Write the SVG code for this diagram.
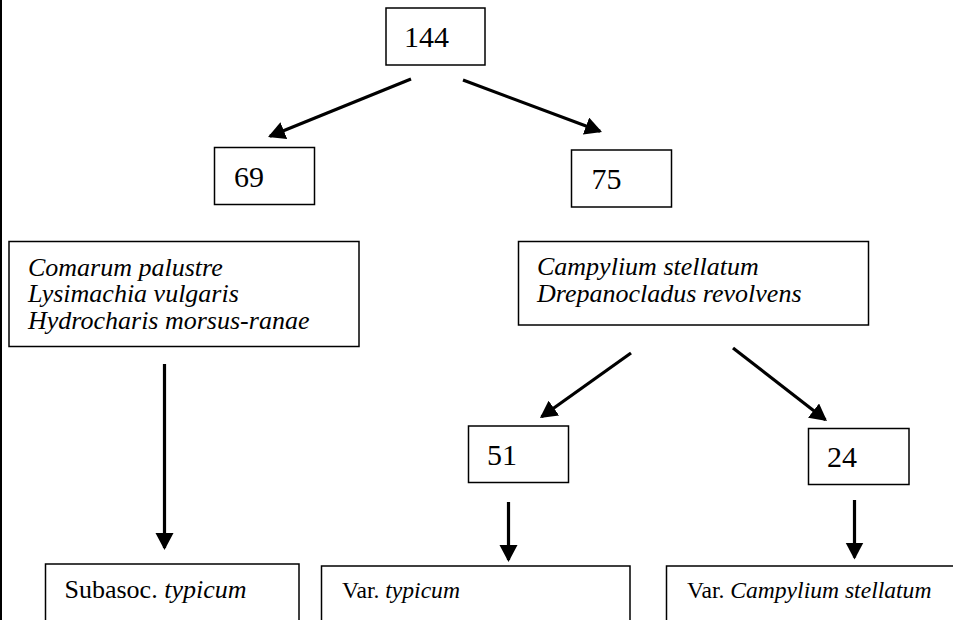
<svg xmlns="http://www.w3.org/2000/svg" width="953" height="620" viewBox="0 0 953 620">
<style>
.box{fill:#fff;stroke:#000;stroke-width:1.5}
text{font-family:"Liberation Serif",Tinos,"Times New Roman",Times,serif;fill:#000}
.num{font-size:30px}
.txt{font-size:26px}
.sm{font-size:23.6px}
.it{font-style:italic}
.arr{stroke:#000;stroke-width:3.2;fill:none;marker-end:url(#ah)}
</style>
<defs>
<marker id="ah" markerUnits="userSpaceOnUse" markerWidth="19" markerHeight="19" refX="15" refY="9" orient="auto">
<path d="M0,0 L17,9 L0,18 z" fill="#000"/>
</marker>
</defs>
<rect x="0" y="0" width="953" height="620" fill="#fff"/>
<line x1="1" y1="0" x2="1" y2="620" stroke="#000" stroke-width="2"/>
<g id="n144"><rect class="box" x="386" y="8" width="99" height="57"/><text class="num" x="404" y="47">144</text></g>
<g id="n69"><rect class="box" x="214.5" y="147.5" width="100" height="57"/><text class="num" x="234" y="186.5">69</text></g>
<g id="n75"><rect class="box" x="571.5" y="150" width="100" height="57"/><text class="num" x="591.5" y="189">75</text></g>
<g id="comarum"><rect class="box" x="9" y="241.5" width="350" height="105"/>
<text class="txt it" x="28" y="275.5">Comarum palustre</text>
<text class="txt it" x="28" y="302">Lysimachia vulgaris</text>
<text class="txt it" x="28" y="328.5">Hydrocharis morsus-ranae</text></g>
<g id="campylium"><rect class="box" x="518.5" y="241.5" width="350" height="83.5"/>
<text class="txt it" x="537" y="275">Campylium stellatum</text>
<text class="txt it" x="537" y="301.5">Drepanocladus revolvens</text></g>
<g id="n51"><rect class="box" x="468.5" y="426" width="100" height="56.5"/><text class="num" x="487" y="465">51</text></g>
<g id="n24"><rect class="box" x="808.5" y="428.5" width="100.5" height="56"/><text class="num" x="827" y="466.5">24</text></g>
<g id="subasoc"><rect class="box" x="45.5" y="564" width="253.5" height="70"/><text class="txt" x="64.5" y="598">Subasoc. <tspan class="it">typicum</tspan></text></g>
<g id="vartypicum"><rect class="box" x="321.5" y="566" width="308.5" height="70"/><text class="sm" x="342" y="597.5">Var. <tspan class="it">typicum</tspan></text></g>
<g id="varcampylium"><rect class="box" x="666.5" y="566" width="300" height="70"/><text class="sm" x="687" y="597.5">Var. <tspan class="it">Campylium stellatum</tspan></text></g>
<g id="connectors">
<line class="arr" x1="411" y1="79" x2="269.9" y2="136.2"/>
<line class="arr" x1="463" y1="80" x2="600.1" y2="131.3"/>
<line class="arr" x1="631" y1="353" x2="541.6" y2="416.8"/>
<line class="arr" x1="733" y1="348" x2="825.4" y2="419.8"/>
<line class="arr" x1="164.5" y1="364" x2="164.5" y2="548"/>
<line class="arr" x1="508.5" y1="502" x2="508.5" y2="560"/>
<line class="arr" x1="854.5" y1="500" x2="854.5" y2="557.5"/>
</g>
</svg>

##########

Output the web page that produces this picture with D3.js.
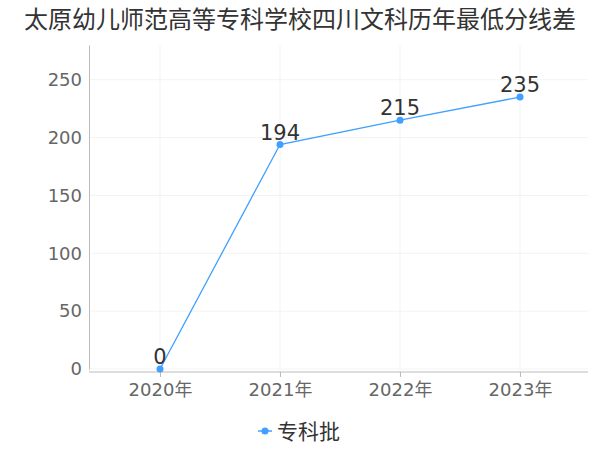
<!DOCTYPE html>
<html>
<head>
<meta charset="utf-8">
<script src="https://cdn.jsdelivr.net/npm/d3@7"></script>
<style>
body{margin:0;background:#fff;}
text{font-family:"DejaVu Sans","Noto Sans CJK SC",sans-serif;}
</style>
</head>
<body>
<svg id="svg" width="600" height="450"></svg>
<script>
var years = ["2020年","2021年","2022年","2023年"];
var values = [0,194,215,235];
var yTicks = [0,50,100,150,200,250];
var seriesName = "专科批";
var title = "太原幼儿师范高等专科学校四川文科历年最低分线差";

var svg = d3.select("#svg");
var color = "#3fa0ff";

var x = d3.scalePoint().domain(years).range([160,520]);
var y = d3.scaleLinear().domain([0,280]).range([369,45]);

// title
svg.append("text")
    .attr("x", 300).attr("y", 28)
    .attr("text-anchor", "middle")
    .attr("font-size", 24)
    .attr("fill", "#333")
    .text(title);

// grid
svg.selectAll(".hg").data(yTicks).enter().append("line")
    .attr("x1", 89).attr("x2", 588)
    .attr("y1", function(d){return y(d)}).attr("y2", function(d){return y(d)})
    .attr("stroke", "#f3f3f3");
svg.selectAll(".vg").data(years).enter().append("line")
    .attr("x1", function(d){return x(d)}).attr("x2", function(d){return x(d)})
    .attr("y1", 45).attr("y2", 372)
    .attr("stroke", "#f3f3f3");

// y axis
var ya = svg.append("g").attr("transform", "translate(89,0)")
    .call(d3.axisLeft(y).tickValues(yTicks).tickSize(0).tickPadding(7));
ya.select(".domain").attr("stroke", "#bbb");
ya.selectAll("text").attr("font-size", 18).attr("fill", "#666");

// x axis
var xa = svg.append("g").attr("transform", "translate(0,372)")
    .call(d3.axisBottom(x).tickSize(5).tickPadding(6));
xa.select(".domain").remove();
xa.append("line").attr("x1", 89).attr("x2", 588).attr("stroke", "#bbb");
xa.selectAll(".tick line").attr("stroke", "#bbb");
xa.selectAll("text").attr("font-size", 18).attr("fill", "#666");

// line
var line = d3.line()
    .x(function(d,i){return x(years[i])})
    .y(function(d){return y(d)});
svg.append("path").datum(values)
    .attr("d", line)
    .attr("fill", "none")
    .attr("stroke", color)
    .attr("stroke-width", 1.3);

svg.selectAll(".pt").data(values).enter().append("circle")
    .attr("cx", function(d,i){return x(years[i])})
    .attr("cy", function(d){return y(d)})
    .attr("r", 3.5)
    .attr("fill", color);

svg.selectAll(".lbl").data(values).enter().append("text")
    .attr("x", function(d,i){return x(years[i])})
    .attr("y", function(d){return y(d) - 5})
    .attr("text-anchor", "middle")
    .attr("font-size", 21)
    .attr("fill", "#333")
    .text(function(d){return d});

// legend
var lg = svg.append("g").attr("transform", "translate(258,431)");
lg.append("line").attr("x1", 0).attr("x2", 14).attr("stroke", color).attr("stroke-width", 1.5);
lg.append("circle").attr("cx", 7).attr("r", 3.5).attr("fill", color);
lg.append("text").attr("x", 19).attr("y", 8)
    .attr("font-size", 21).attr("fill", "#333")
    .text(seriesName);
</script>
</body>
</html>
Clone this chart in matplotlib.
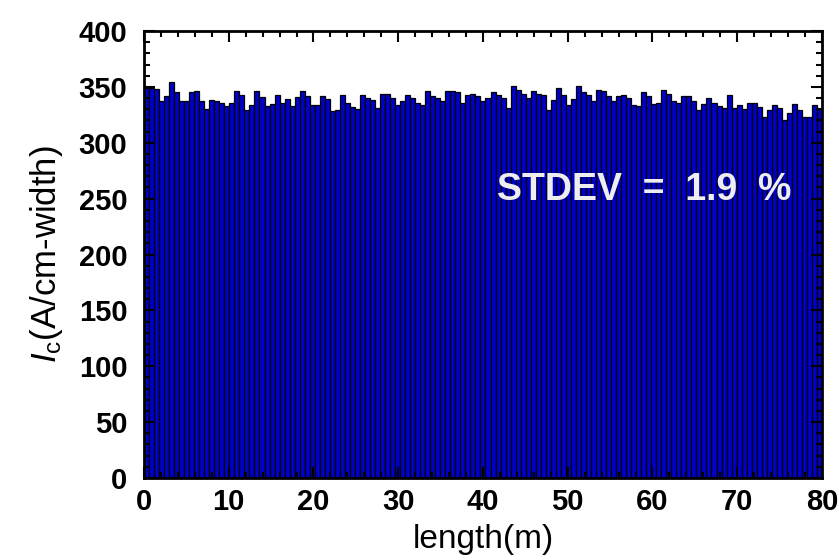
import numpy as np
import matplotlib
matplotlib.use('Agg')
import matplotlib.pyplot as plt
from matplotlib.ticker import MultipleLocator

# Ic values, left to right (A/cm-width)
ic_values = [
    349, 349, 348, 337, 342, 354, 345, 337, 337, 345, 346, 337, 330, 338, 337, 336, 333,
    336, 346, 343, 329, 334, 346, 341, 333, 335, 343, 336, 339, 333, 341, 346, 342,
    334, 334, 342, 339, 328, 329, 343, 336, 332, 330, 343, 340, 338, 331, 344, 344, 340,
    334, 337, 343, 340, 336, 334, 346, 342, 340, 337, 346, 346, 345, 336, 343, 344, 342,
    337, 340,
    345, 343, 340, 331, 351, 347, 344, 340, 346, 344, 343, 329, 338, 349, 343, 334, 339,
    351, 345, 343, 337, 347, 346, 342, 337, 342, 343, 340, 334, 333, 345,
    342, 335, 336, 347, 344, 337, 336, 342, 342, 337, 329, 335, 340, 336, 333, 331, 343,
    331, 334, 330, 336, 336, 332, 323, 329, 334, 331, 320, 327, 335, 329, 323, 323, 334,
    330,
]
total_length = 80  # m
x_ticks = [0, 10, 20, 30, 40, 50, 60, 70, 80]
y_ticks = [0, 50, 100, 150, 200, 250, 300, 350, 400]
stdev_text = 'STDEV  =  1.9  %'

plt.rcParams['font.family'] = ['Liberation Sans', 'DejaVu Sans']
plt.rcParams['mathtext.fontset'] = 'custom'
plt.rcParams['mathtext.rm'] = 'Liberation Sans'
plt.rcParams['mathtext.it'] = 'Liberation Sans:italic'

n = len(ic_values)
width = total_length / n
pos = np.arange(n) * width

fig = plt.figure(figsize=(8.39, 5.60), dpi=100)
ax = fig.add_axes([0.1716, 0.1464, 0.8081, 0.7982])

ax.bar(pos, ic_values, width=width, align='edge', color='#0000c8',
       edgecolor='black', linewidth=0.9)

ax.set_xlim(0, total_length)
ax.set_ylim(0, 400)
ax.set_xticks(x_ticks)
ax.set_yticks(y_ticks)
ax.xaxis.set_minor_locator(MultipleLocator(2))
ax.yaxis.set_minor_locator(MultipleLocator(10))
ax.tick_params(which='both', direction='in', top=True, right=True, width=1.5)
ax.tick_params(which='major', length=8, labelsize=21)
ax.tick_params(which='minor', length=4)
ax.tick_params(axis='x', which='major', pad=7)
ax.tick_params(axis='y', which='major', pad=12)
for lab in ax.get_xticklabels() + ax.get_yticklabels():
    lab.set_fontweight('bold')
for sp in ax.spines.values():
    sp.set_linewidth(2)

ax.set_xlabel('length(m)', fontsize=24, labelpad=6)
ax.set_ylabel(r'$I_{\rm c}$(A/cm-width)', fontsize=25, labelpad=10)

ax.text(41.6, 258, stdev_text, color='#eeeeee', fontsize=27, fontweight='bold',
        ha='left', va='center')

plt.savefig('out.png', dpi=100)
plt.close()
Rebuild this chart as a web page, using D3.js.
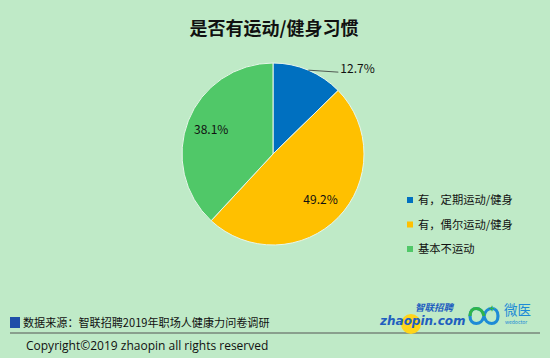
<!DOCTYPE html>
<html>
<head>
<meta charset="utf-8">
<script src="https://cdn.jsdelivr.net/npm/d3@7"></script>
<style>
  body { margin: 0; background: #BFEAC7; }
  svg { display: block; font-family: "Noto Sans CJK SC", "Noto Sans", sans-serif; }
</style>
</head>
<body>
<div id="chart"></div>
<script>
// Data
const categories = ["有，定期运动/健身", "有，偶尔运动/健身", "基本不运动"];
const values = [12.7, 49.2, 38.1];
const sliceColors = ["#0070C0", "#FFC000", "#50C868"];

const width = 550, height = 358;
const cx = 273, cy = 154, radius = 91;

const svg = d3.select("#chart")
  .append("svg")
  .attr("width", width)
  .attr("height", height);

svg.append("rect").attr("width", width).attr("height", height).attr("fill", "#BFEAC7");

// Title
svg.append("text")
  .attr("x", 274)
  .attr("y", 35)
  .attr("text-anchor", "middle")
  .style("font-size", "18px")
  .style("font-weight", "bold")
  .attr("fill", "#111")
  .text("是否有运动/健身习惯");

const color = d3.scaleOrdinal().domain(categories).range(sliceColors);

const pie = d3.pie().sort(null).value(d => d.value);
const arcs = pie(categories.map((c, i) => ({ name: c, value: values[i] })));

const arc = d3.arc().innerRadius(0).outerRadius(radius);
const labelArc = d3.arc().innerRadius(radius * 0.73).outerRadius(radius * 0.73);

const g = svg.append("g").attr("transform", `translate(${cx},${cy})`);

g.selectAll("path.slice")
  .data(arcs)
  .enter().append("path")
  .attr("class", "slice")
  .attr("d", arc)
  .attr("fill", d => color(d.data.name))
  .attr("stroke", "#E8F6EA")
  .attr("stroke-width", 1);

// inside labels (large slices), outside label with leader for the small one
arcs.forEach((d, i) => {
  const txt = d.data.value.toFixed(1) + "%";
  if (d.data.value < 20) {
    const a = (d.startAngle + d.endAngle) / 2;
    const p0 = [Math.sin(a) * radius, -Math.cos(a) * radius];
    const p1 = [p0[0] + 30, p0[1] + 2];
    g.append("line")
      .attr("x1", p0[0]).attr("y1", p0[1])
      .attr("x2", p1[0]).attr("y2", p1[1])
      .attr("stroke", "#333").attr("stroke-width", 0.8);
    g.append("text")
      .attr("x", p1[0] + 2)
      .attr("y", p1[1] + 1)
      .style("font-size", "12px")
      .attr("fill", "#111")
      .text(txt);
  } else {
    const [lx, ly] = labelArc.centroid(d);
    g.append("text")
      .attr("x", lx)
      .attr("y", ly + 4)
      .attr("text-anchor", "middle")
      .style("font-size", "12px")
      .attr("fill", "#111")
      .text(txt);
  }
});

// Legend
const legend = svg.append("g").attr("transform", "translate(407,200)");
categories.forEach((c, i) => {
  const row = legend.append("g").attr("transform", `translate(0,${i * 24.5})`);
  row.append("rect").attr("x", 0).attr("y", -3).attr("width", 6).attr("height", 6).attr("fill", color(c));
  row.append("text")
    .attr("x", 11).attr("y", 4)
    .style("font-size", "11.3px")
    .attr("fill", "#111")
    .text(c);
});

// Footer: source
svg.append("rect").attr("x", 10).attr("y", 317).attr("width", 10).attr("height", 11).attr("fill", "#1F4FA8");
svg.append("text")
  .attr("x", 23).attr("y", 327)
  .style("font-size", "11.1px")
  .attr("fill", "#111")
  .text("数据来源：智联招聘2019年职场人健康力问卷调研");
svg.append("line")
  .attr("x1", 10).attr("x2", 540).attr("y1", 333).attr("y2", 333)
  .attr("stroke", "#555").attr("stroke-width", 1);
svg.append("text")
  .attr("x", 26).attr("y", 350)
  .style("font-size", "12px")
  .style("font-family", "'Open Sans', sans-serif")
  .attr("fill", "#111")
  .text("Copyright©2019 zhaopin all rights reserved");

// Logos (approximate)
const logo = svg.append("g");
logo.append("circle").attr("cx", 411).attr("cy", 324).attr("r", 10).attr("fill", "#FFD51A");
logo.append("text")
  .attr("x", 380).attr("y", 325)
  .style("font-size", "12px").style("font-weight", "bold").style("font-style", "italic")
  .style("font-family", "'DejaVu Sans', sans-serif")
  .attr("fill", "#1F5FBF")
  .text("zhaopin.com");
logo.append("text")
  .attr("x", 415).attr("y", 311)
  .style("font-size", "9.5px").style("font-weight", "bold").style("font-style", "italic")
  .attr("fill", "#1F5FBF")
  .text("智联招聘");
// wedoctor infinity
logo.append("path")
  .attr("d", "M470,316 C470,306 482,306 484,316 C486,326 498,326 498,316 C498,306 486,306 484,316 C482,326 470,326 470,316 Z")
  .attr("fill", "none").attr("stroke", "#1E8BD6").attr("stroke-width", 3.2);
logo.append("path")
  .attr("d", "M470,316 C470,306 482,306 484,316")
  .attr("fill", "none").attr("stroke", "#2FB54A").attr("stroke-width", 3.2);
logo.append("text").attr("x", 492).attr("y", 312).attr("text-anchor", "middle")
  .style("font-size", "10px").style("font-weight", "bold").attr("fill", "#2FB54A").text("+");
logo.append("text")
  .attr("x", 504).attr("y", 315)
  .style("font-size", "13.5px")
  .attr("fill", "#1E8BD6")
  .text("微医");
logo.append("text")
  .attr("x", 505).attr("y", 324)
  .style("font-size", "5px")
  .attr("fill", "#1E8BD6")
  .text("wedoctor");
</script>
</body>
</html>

##########

Identify the lines that hold the word "picture". Copy every one of them.

**Result of this task**
Output the web page that produces this picture with D3.js.

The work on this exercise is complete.